His work periodically generated controversy. A cartoon criticizing Hamilton voters following the re-election of Liberal MP Sheila Copps led Hamilton City Council to consider seeking an apology from him. Another cartoon criticizing owners of pit bulls also prompted complaints.

During the 1980 Toronto municipal election, Donato's cartoons were among the Toronto Suns coverage of mayor John Sewell and openly gay council candidate George Hislop. Historian Jamie Bradburn described the campaign as marked by an "explosion of homophobia" and cited Donato's cartoons, along with the newspaper's editorials and columns, as part of the anti-gay coverage surrounding the election.

Donato was criticized in 2004 when his cartoon comparing David Miller with Adolf Hitler was published after Miller refused to allow a debate on Chief Julian Fantino's contract renewal. In 2014, a Donato cartoon depicting politician Olivia Chow in a Mao suit was criticized as racist. The newspaper issued an apology "to Olivia Chow and anyone else offended by the cartoon."

===Personal life===
Donato was married to Dianne Jackson-Donato, an artist and former Toronto Sun employee. He had five children. Golf was one of his principal interests outside art and remained a lifelong passion.

===Retirement and death===
Donato retired from editorial cartooning in September 2026, ending a newspaper career that had begun 65 years earlier at the Toronto Telegram. His final cartoon for the Sun, published on September 6, 2026, was a farewell to readers after 55 years with the newspaper. It featured his recurring bird character beneath the words "That's all folks", accompanied by a message thanking readers for sharing the space with him. Donato said shortly before retiring that he intended to take several weeks off before deciding what to do next and planned to devote more time to painting. After his death, Donato's cousin Phil Nero said that Donato had originally submitted a cartoon intended for publication on September 6 depicting Donald Trump with a hand grenade in his mouth while throwing away its detached safety pin. According to Nero, the newspaper had told Donato he was submitting too man Trump cartoons and considered the image too violent and requested a replacement, after which Donato submitted his "That's all folks" farewell cartoon.

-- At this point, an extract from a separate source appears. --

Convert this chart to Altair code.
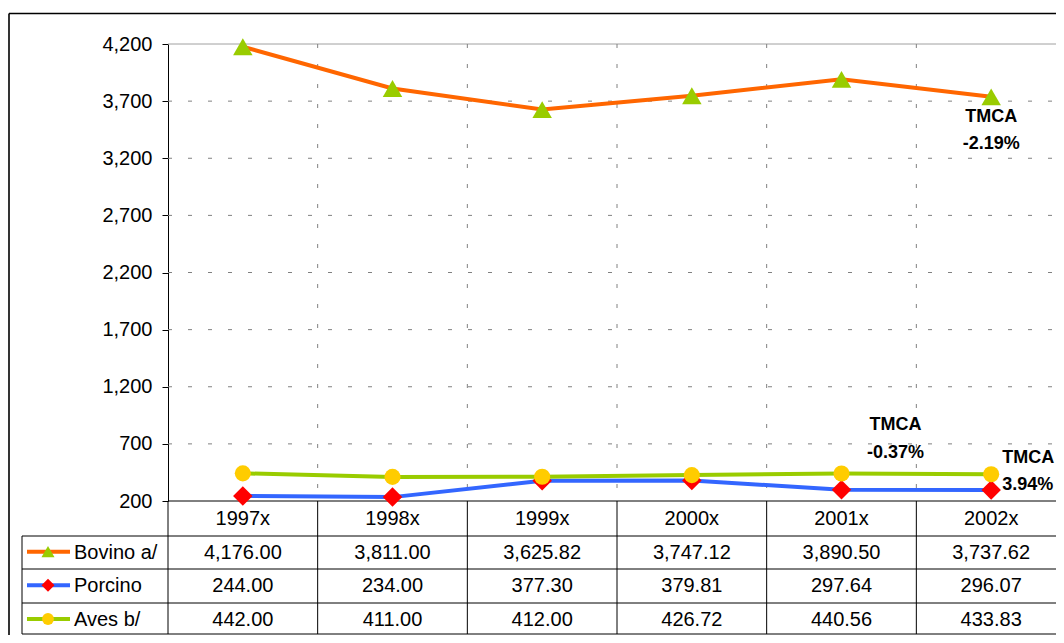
import altair as alt
import pandas as pd

# ---- data ----
years = ["1997x", "1998x", "1999x", "2000x", "2001x", "2002x"]
bovino = [4176.00, 3811.00, 3625.82, 3747.12, 3890.50, 3737.62]
porcino = [244.00, 234.00, 377.30, 379.81, 297.64, 296.07]
aves = [442.00, 411.00, 412.00, 426.72, 440.56, 433.83]
series_names = ["Bovino a/", "Porcino", "Aves b/"]
tmca_labels = ["-2.19%", "3.94%", "-0.37%"]
y_ticks = [200, 700, 1200, 1700, 2200, 2700, 3200, 3700, 4200]

# ---- styles ----
line_colors = ["#FF6600", "#3366FF", "#99CC00"]
marker_colors = ["#99CC00", "#FF0000", "#FFCC00"]
marker_shapes = ["triangle-up", "diamond", "circle"]
marker_sizes = [380, 380, 260]
legend_sizes = [170, 170, 140]
FONT = "Liberation Sans"

X = alt.Scale(domain=[-0.5, 5.5], range=[0, 898])
Y = alt.Scale(domain=[200, 4200], range=[457, 0])
ROW = alt.Scale(domain=[0, 3], range=[474, 575])

all_values = [bovino, porcino, aves]
recs = []
for s, (name, vals) in enumerate(zip(series_names, all_values)):
    for i, (yr, v) in enumerate(zip(years, vals)):
        recs.append(dict(series=name, idx=i, year=yr, value=v, row=s + 1,
                         label=f"{v:,.2f}"))
df = pd.DataFrame(recs)
hdr = pd.DataFrame({"idx": list(range(len(years))), "year": years, "row": 0})
one = pd.DataFrame({"d": [0]})
bounds = pd.DataFrame({"b": [i - 0.5 for i in range(len(years) + 1)]})
grid = pd.DataFrame({"v": y_ticks[1:-1]})

layers = []

# horizontal dashed gridlines
layers.append(alt.Chart(grid).mark_rule(color="#808080", strokeDash=[4, 16], strokeWidth=1).encode(
    y=alt.Y("v:Q", scale=Y, axis=None), x=alt.value(0), x2=alt.value(898)))
# top line of plot area
layers.append(alt.Chart(one).mark_rule(color="#A0A0A0", strokeWidth=1).encode(
    y=alt.value(0), x=alt.value(0), x2=alt.value(898)))
# vertical dashed gridlines
layers.append(alt.Chart(bounds.iloc[1:]).mark_rule(color="#808080", strokeDash=[4, 16], strokeWidth=1).encode(
    x=alt.X("b:Q", scale=X, axis=None), y=alt.value(0), y2=alt.value(457)))
# table vertical lines
layers.append(alt.Chart(bounds).mark_rule(color="#000000", strokeWidth=1).encode(
    x=alt.X("b:Q", scale=X, axis=None), y=alt.value(457), y2=alt.value(590)))


def hline(y, x0, x1, color="#000000", w=1.0):
    return alt.Chart(one).mark_rule(color=color, strokeWidth=w).encode(
        y=alt.value(y), x=alt.value(x0), x2=alt.value(x1))


def vline(x, y0, y1, color="#000000", w=1.0):
    return alt.Chart(one).mark_rule(color=color, strokeWidth=w).encode(
        x=alt.value(x), y=alt.value(y0), y2=alt.value(y1))


layers.append(hline(457, 0, 898))
for yy in [492, 525, 559, 590]:
    layers.append(hline(yy, -146, 898))
layers.append(vline(-146, 492, 590))
# outer frame
layers.append(hline(-30.5, -159, 900, w=1.6))
layers.append(vline(-159, -30.5, 600, w=1.6))

yaxis_main = alt.Axis(values=y_ticks, format=",.0f", title=None, grid=False,
                      labelFont=FONT, labelFontSize=20, labelColor="#000000",
                      tickColor="#000000", tickSize=6, labelPadding=10,
                      domainColor="#000000", domainWidth=1)

# series lines + markers
for s, name in enumerate(series_names):
    sub = df[df.series == name]
    xenc = alt.X("idx:Q", scale=X, axis=None)
    layers.append(alt.Chart(sub).mark_line(color=line_colors[s], strokeWidth=4).encode(
        x=xenc,
        y=alt.Y("value:Q", scale=Y, axis=yaxis_main if s == 0 else None)))
    layers.append(alt.Chart(sub).mark_point(shape=marker_shapes[s], filled=True, color=marker_colors[s],
                                            size=marker_sizes[s], opacity=1, strokeWidth=0).encode(
        x=xenc, y=alt.Y("value:Q", scale=Y, axis=None)))

# table: header years
layers.append(alt.Chart(hdr).mark_text(font=FONT, fontSize=20, color="#000000",
                                       align="center", baseline="middle", dy=1).encode(
    x=alt.X("idx:Q", scale=X, axis=None),
    y=alt.Y("row:Q", scale=ROW, axis=None), text="year:N"))
# table: values
layers.append(alt.Chart(df).mark_text(font=FONT, fontSize=20, color="#000000",
                                      align="center", baseline="middle", dy=1).encode(
    x=alt.X("idx:Q", scale=X, axis=None),
    y=alt.Y("row:Q", scale=ROW, axis=None), text="label:N"))
# table: legend keys and labels
for s, name in enumerate(series_names):
    leg = pd.DataFrame({"series": [name], "row": [s + 1]})
    yrow = alt.Y("row:Q", scale=ROW, axis=None)
    layers.append(alt.Chart(leg).mark_rule(color=line_colors[s], strokeWidth=4).encode(
        y=yrow, x=alt.value(-141), x2=alt.value(-98)))
    layers.append(alt.Chart(leg).mark_point(shape=marker_shapes[s], filled=True, color=marker_colors[s],
                                            size=legend_sizes[s], opacity=1, strokeWidth=0).encode(
        y=yrow, x=alt.value(-120)))
    layers.append(alt.Chart(leg).mark_text(font=FONT, fontSize=20, color="#000000", align="left",
                                           baseline="middle", dy=1).encode(
        y=yrow, x=alt.value(-94), text="series:N"))

# TMCA annotations (anchored at data points)
anchors = [
    (0, 5, bovino[5], "center", 0, 20, 47),
    (1, 5, porcino[5], "left", 11, -32, -5),
    (2, 4, aves[4], "center", 54, -49, -21),
]
for s, i, v, al, dx, dy1, dy2 in anchors:
    a = pd.DataFrame({"idx": [i], "value": [v], "t1": ["TMCA"], "t2": [tmca_labels[s]]})
    xa = alt.X("idx:Q", scale=X, axis=None)
    ya = alt.Y("value:Q", scale=Y, axis=None)
    layers.append(alt.Chart(a).mark_text(font=FONT, fontSize=18, fontWeight="bold", color="#000000",
                                         align=al, baseline="middle", dx=dx, dy=dy1).encode(
        x=xa, y=ya, text="t1:N"))
    layers.append(alt.Chart(a).mark_text(font=FONT, fontSize=18, fontWeight="bold", color="#000000",
                                         align=al, baseline="middle", dx=dx, dy=dy2).encode(
        x=xa, y=ya, text="t2:N"))

chart = alt.layer(*layers).resolve_scale(y="independent").properties(
    width=888, height=591,
    autosize=alt.AutoSizeParams(type="none"),
    padding={"left": 160, "top": 36, "right": 0, "bottom": 0},
    background="white",
).configure_view(stroke=None)

chart.save("out.html", embed_options={"renderer": "svg", "actions": False})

Donato died of a heart attack while golfing on September 15, 2026, at the age of 89, ten days after the publication of his final cartoon. His death was announced by the Toronto Sun the following day.

===Tax dispute===
Donato had a dispute with the Canada Revenue Agency over the manner in which he donated some of his works to certain educational institutions in 1999 and 2001. He was partially successful in his appeal to the Tax Court of Canada, and was awarded costs in the case. The judgment was sustained on appeal to the Federal Court of Appeal.

===Painting===
Donato was also a landscape artist who worked in a style he called "bent realism". His paintings mostly depicted urban landscapes, particularly Toronto neighbourhoods. He also produced sports art, including works depicting hockey. By 2014, he was working on a children's book. His first art exhibition was held in 1968, and his work was subsequently exhibited in Canada and internationally. His paintings were shown at Harbour Gallery in Mississauga, as well as at exhibitions in New York, London and Johannesburg, South Africa.

==Awards and recognition==
Donato received the National Newspaper Award for editorial cartooning in 1976. In 1980, he won the Montreal Salon of Cartoons award for best editorial cartoon in the world. He served as president of both the Association of American Editorial Cartoonists and the Association of Canadian Editorial Cartoonists.

Donato's cartoons were sought by some of the politicians they depicted, including prime ministers and provincial premiers, who requested original drawings even when his depictions of them had been critical.

He was inducted into the Italian Walk of Fame in Toronto in 2014. In 2016, he was inducted into the Brampton Arts Walk of Fame. Later that year, Donato and journalist John Fraser were inducted into the Canadian News Hall of Fame. In 2018, Donato was inducted into the Scarborough Walk of Fame at Scarborough Town Centre, becoming his third induction into a walk of fame.